Professor, activist does time at Elkton prison


ELKTON — A professor emeritus at Seton Hall University, with a doctorate in history from Columbia University, was in Elkton on Thursday morning to turn himself in to the federal prison.

Dr. Edwin R. Lewinson, 78, of South Orange, N.J. is to serve a 90-day sentence on a misdemeanor charge of trespassing on government property.

“Justice is blind,” said one of his supporters, Terry Vickers of Boardman.

Vickers wasn’t referring to the statue of Lady Justice, but to Lewinson.

“I’ve been blind from birth,” the professor aid.

He was arrested last November at what many still call the School of the Americas at Fort Benning, Ga.

Protesters maintain that the school, which has been renamed the Western Hemisphere Institute for Security Cooperation, continued to teach the use of torture, including waterboarding, long before its use was criticized in the war in Iraq.

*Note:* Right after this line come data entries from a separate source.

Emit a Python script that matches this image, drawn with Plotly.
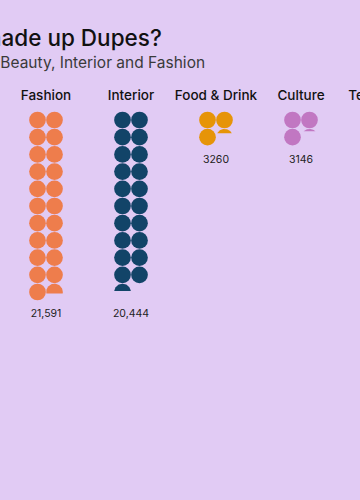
import numpy as np
import plotly.graph_objects as go

# ---- data ----
categories = ["Fashion", "Interior", "Food & Drink", "Culture", "Technology"]
values = [21591, 20444, 3260, 3146, 2900]
value_labels = ["21,591", "20,444", "3260", "3146", "2900"]
colors = ["#EE7D4C", "#124468", "#E69408", "#C177C2", "#3D8C6E"]
unit = 1000  # one circle = 1000 dupes

title_text = "What made up Dupes?"
subtitle_text = "Most dupes were in Beauty, Interior and Fashion"

# ---- geometry (pixel-to-axis scaling) ----
W, H = 360, 500
col_px = 85.0      # pixel distance between category columns
row_px = 17.2      # pixel distance between rows
x0_px = 46.0       # pixel centre of first column
y0_px = 120.0      # pixel centre of first row
diam = 16.7
r_x = diam / 2 / col_px
r_y = diam / 2 / row_px
dx = 8.5 / col_px

x_range = [-x0_px / col_px, (W - x0_px) / col_px]
y_range = [(H - y0_px) / row_px, -y0_px / row_px]

fig = go.Figure()

for i, (cat, val, col) in enumerate(zip(categories, values, colors)):
    n_full = int(val // unit)
    frac = (val % unit) / unit
    xs, ys = [], []
    for k in range(n_full):
        xs.append(i + (-dx if k % 2 == 0 else dx))
        ys.append(k // 2)
    fig.add_trace(go.Scatter(x=xs, y=ys, mode="markers",
                             marker=dict(size=diam, color=col, line=dict(width=0)),
                             hoverinfo="skip", showlegend=False))
    last_row = (n_full - 1) // 2
    if frac > 0:
        k = n_full
        cx = i + (-dx if k % 2 == 0 else dx)
        cy = k // 2
        last_row = cy
        h = -1 + 2 * frac
        th = np.linspace(np.pi - np.arcsin(h), 2 * np.pi + np.arcsin(h), 60)
        px = cx + r_x * np.cos(th)
        py = cy + r_y * np.sin(th)
        fig.add_trace(go.Scatter(x=list(px) + [px[0]], y=list(py) + [py[0]],
                                 mode="lines", fill="toself", fillcolor=col,
                                 line=dict(width=0, color=col),
                                 hoverinfo="skip", showlegend=False))
    # value label
    fig.add_trace(go.Scatter(x=[i], y=[last_row + 1.32], mode="text",
                             text=[value_labels[i]],
                             textfont=dict(family="Inter", size=10.5, color="#222222"),
                             hoverinfo="skip", showlegend=False))

# category labels
fig.add_trace(go.Scatter(x=list(range(len(categories))), y=[-1.33] * len(categories),
                         mode="text", text=categories,
                         textfont=dict(family="Inter", size=13.5, color="#111111", weight=500),
                         hoverinfo="skip", showlegend=False))

fig.add_annotation(text=title_text, xref="paper", yref="paper",
                   x=164 / W, y=1 - 38 / H, xanchor="right", yanchor="middle",
                   showarrow=False,
                   font=dict(family="Inter", size=22.5, color="#111111", weight=500))
fig.add_annotation(text=subtitle_text, xref="paper", yref="paper",
                   x=207 / W, y=1 - 62 / H, xanchor="right", yanchor="middle",
                   showarrow=False,
                   font=dict(family="Inter", size=15.5, color="#3a3a3a"))

fig.update_xaxes(range=x_range, visible=False, fixedrange=True)
fig.update_yaxes(range=y_range, visible=False, fixedrange=True)
fig.update_layout(width=W, height=H, margin=dict(l=0, r=0, t=0, b=0),
                  paper_bgcolor="#E1CBF4", plot_bgcolor="#E1CBF4")

fig.write_html("out.html", config={"displayModeBar": False},
               post_script="document.body.style.margin='0';document.body.style.background='#E1CBF4';")
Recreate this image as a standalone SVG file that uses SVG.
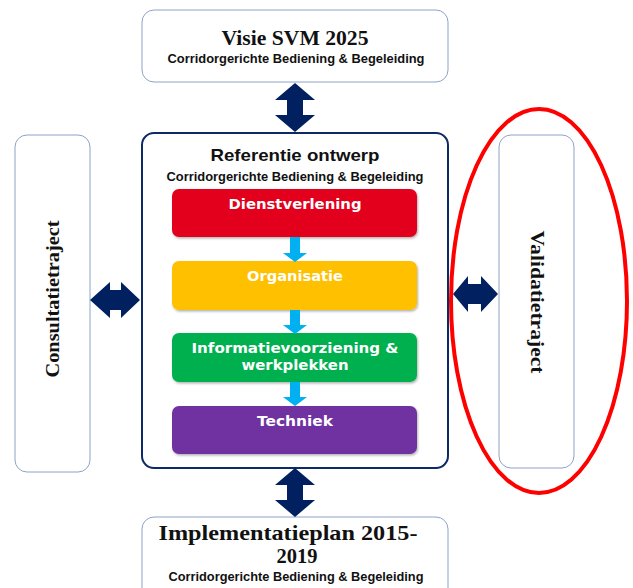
<svg xmlns="http://www.w3.org/2000/svg" width="633" height="588" viewBox="0 0 633 588">
  <defs>
    <style>
      .frame { fill: #ffffff; stroke: #8ea2c8; stroke-width: 1; }
      .main { fill: #ffffff; stroke: #0d2a66; stroke-width: 2; }
      .serif { font-family: "Liberation Serif", "Times New Roman", serif; font-weight: bold; fill: #111111; }
      .sub { font-family: "Liberation Sans", Arial, sans-serif; font-weight: bold; font-size: 12px; fill: #111111; }
      .head { font-family: "Liberation Sans", Arial, sans-serif; font-weight: bold; font-size: 17px; fill: #111111; }
      .layer { font-family: "DejaVu Sans", Verdana, sans-serif; font-weight: bold; font-size: 13.5px; fill: #ffffff; }
      .navy { fill: #002060; }
      .cyan { fill: #00b0f0; }
    </style>
    <filter id="shadow" x="-5%" y="-10%" width="110%" height="130%">
      <feDropShadow dx="1" dy="1.5" stdDeviation="1.2" flood-color="#000000" flood-opacity="0.3"/>
    </filter>
  </defs>

  <!-- Vision -->
  <g id="visie">
    <rect class="frame" x="142" y="10" width="306" height="72" rx="12"/>
    <text class="serif" x="295" y="45" font-size="21" text-anchor="middle" textLength="147" lengthAdjust="spacingAndGlyphs">Visie SVM 2025</text>
    <text class="sub" x="296" y="63" text-anchor="middle" textLength="257" lengthAdjust="spacingAndGlyphs">Corridorgerichte Bediening &amp; Begeleiding</text>
  </g>

  <!-- Reference design -->
  <g id="referentie">
    <rect class="main" x="142" y="133" width="306" height="335" rx="12"/>
    <text class="head" x="295" y="161" text-anchor="middle" textLength="169" lengthAdjust="spacingAndGlyphs">Referentie ontwerp</text>
    <text class="sub" x="295" y="181" text-anchor="middle" textLength="257" lengthAdjust="spacingAndGlyphs">Corridorgerichte Bediening &amp; Begeleiding</text>
  </g>

  <g id="dienstverlening">
    <rect x="172" y="189" width="245" height="48" rx="7" fill="#e2001a" filter="url(#shadow)"/>
    <text class="layer" x="295" y="209" text-anchor="middle" textLength="133" lengthAdjust="spacingAndGlyphs">Dienstverlening</text>
  </g>

  <g id="organisatie">
    <rect x="172" y="261" width="245" height="49" rx="7" fill="#ffc000" filter="url(#shadow)"/>
    <text class="layer" x="295" y="281" text-anchor="middle" textLength="96" lengthAdjust="spacingAndGlyphs">Organisatie</text>
  </g>

  <g id="informatievoorziening">
    <rect x="172" y="333" width="245" height="49" rx="7" fill="#00b050" filter="url(#shadow)"/>
    <text class="layer" x="295" y="353" text-anchor="middle" textLength="207" lengthAdjust="spacingAndGlyphs">Informatievoorziening &amp;</text>
    <text class="layer" x="295" y="370" text-anchor="middle" textLength="107" lengthAdjust="spacingAndGlyphs">werkplekken</text>
  </g>

  <g id="techniek">
    <rect x="172" y="406" width="245" height="48" rx="7" fill="#7030a0" filter="url(#shadow)"/>
    <text class="layer" x="295" y="426" text-anchor="middle" textLength="76" lengthAdjust="spacingAndGlyphs">Techniek</text>
  </g>

  <!-- Implementation plan -->
  <g id="implementatieplan">
    <rect class="frame" x="142" y="517" width="306" height="90" rx="12"/>
    <text class="serif" x="288" y="540" font-size="22" text-anchor="middle" textLength="259" lengthAdjust="spacingAndGlyphs">Implementatieplan 2015-</text>
    <text class="serif" x="297" y="563" font-size="22" text-anchor="middle" textLength="41" lengthAdjust="spacingAndGlyphs">2019</text>
    <text class="sub" x="296" y="581" text-anchor="middle" textLength="255" lengthAdjust="spacingAndGlyphs">Corridorgerichte Bediening &amp; Begeleiding</text>
  </g>

  <!-- Consultation track -->
  <g id="consultatietraject">
    <rect class="frame" x="15" y="135" width="75" height="337" rx="12"/>
    <text class="serif" transform="translate(59,299) rotate(-90)" x="0" y="0" font-size="19" text-anchor="middle" textLength="157" lengthAdjust="spacingAndGlyphs">Consultatietraject</text>
  </g>

  <!-- Validation track -->
  <g id="validatietraject">
    <rect class="frame" x="499" y="135" width="75" height="333" rx="12"/>
    <text class="serif" transform="translate(531,302) rotate(90)" x="0" y="0" font-size="18" text-anchor="middle" textLength="143" lengthAdjust="spacingAndGlyphs">Validatietraject</text>
  </g>

  <!-- Connectors -->
  <g id="connectors">
    <!-- vertical double arrow: vision <-> reference design -->
    <polygon class="navy" points="295,83 315,100 303,100 303,115 315,115 295,132 275,115 287,115 287,100 275,100"/>
    <!-- vertical double arrow: reference design <-> implementation plan -->
    <polygon class="navy" points="295,468 315,485 303,485 303,500 315,500 295,517 275,500 287,500 287,485 275,485"/>
    <!-- horizontal double arrow: consultation <-> reference design -->
    <polygon class="navy" points="90,300 110,282 110,290 121,290 121,282 140,300 121,318 121,310 110,310 110,318"/>
    <!-- horizontal double arrow: reference design <-> validation -->
    <polygon class="navy" points="453,294 468,276 468,284 481,284 481,276 498,294 481,312 481,304 468,304 468,312"/>
    <!-- layer flow arrows -->
    <polygon class="cyan" points="290,237 300,237 300,253 307,253 295,262 283,253 290,253"/>
    <polygon class="cyan" points="290,310 300,310 300,325 307,325 295,334 283,325 290,325"/>
    <polygon class="cyan" points="290,382 300,382 300,397 307,397 295,406 283,397 290,397"/>
  </g>

  <!-- Highlight around the validation track -->
  <ellipse cx="539" cy="301" rx="88" ry="192" fill="none" stroke="#ff0000" stroke-width="4"/>
</svg>
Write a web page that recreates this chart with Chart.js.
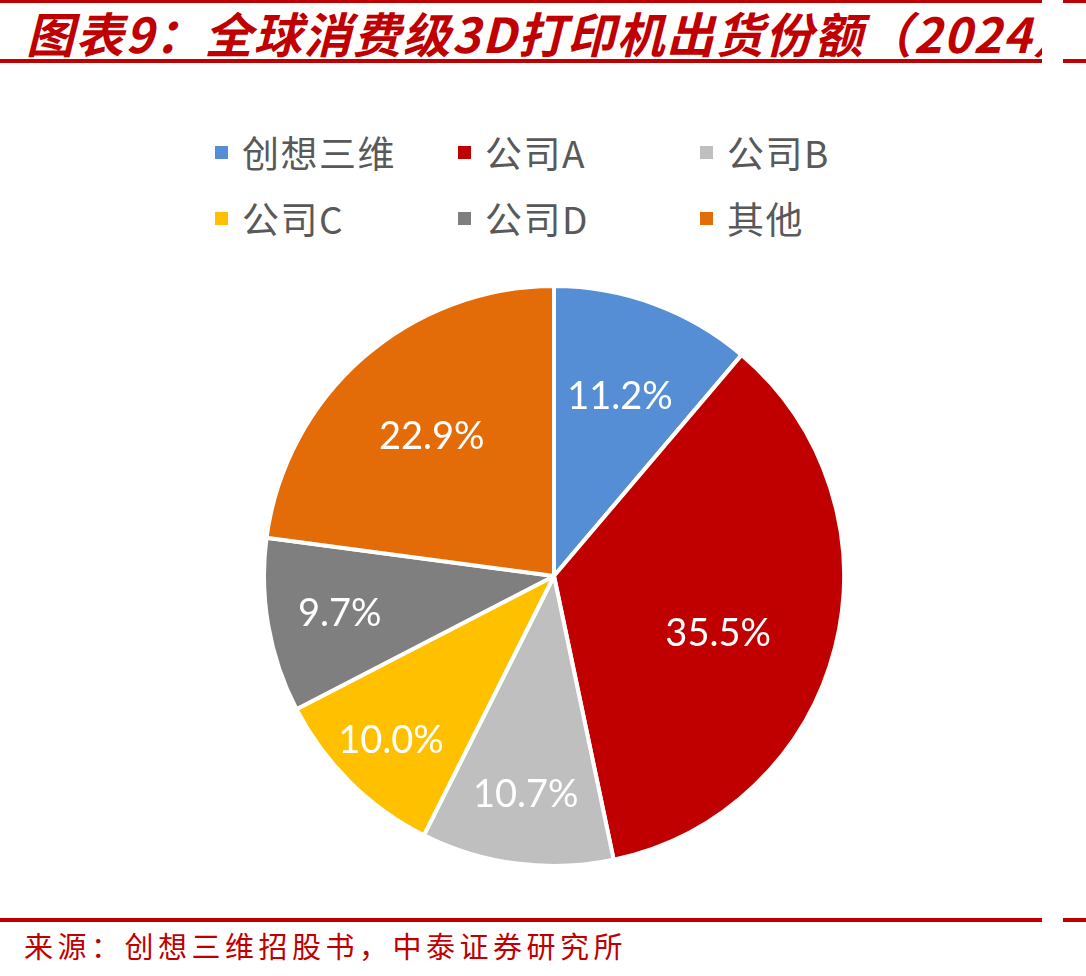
<!DOCTYPE html>
<html>
<head>
<meta charset="utf-8">
<script src="https://cdn.jsdelivr.net/npm/chart.js@4/dist/chart.umd.min.js"></script>
<style>
  html, body { margin: 0; padding: 0; background: #fff; }
  #page { position: relative; width: 1086px; height: 976px; overflow: hidden; }
  .rule { position: absolute; height: 4px; background: #C00000; }
  #title {
    position: absolute; left: 26px; top: 4px; width: 1016px; height: 56px;
    overflow: hidden; white-space: nowrap;
    font-family: "Noto Sans CJK SC", sans-serif; font-weight: 700; font-style: italic;
    font-size: 48px; line-height: 56px; color: #C00000; letter-spacing: 1.5px;
  }
  #source {
    position: absolute; left: 24px; top: 926px;
    font-family: "Noto Sans CJK SC", sans-serif; font-size: 29px; line-height: 38px;
    color: #C00000; letter-spacing: 4.5px; white-space: nowrap;
  }
  #legend { position: absolute; left: 0; top: 0; }
  .item {
    position: absolute; display: flex; align-items: center; white-space: nowrap;
    font-family: "Noto Sans CJK SC", sans-serif; font-size: 37px; color: #595959;
    letter-spacing: 1.5px;
  }
  .item span.box { display: inline-block; width: 13px; height: 13px; margin-right: 14px; }
  #wrap { position: absolute; left: 262px; top: 284px; width: 584px; height: 584px; }
</style>
</head>
<body>
<div id="page">
  <div class="rule" style="left:0;top:0;width:1042px;height:3px"></div>
  <div class="rule" style="left:1063px;top:0;width:23px;height:3px"></div>
  <div id="title">图表9：全球消费级3D打印机出货份额（2024）</div>
  <div class="rule" style="left:0;top:59px;width:1042px"></div>
  <div class="rule" style="left:1063px;top:59px;width:23px"></div>

  <div id="legend"></div>
  <div id="wrap"><canvas id="pie"></canvas></div>

  <div class="rule" style="left:0;top:918px;width:1042px"></div>
  <div class="rule" style="left:1063px;top:918px;width:23px"></div>
  <div id="source">来源：创想三维招股书，中泰证券研究所</div>
</div>

<script>
// --- données ---
const labels = ['创想三维', '公司A', '公司B', '公司C', '公司D', '其他'];
const shares = [11.2, 35.5, 10.7, 10.0, 9.7, 22.9];
const colors = ['#558ED5', '#C00000', '#BFBFBF', '#FFC000', '#7F7F7F', '#E36C09'];

// --- légende (3 colonnes, 2 lignes) ---
const legend = document.getElementById('legend');
const colX = [215, 458, 700];
const rowY = [152, 218];
labels.forEach((lab, i) => {
    const el = document.createElement('div');
    el.className = 'item';
    el.style.left = colX[i % 3] + 'px';
    el.style.top = (rowY[Math.floor(i / 3)] - 27) + 'px';
    el.innerHTML = '<span class="box" style="background:' + colors[i] + '"></span>' + lab;
    legend.appendChild(el);
});

// placement des étiquettes façon Excel : distance relative au rayon + petit décalage d'angle (rad)
const labelRadius = [0.66, 0.6, 0.76, 0.8, 0.75, 0.64];
const labelTurn = [0, 0.09, 0, 0, 0, 0];

const pctLabels = {
    id: 'pctLabels',
    afterDatasetsDraw(chart) {
        const ctx = chart.ctx;
        const meta = chart.getDatasetMeta(0);
        ctx.save();
        ctx.fillStyle = '#fff';
        ctx.font = '38px Lato, "Open Sans", sans-serif';
        ctx.textAlign = 'center';
        ctx.textBaseline = 'middle';
        meta.data.forEach((arc, i) => {
            const mid = (arc.startAngle + arc.endAngle) / 2 + labelTurn[i];
            const r = arc.outerRadius * labelRadius[i];
            const x = arc.x + Math.cos(mid) * r;
            const y = arc.y + Math.sin(mid) * r;
            ctx.fillText(shares[i].toFixed(1) + '%', x, y);
        });
        ctx.restore();
    }
};

new Chart(document.getElementById('pie'), {
    type: 'pie',
    data: {
        labels: labels,
        datasets: [{
            data: shares,
            backgroundColor: colors,
            borderColor: '#fff',
            borderWidth: 4,
            hoverOffset: 0
        }]
    },
    options: {
        responsive: true,
        maintainAspectRatio: false,
        animation: false,
        layout: { padding: 0 },
        plugins: {
            legend: { display: false },
            tooltip: { enabled: false }
        }
    },
    plugins: [pctLabels]
});
</script>
</body>
</html>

During a lifetime of fighting for justice, Lewinson said he had been arrested eight or 10 times but the charges were dismissed. He said he did spend one night in jail but was released the next day.

Along the way, he said he fought for blacks who were barred from hotels between Baltimore and Washington, D.C., and fought to desegregate restaurants.

Many liberals went into action during the 1960s for various causes. What’s different about Lewinson, who is Jewish, is that he has never seen any of the things he’s been involved in.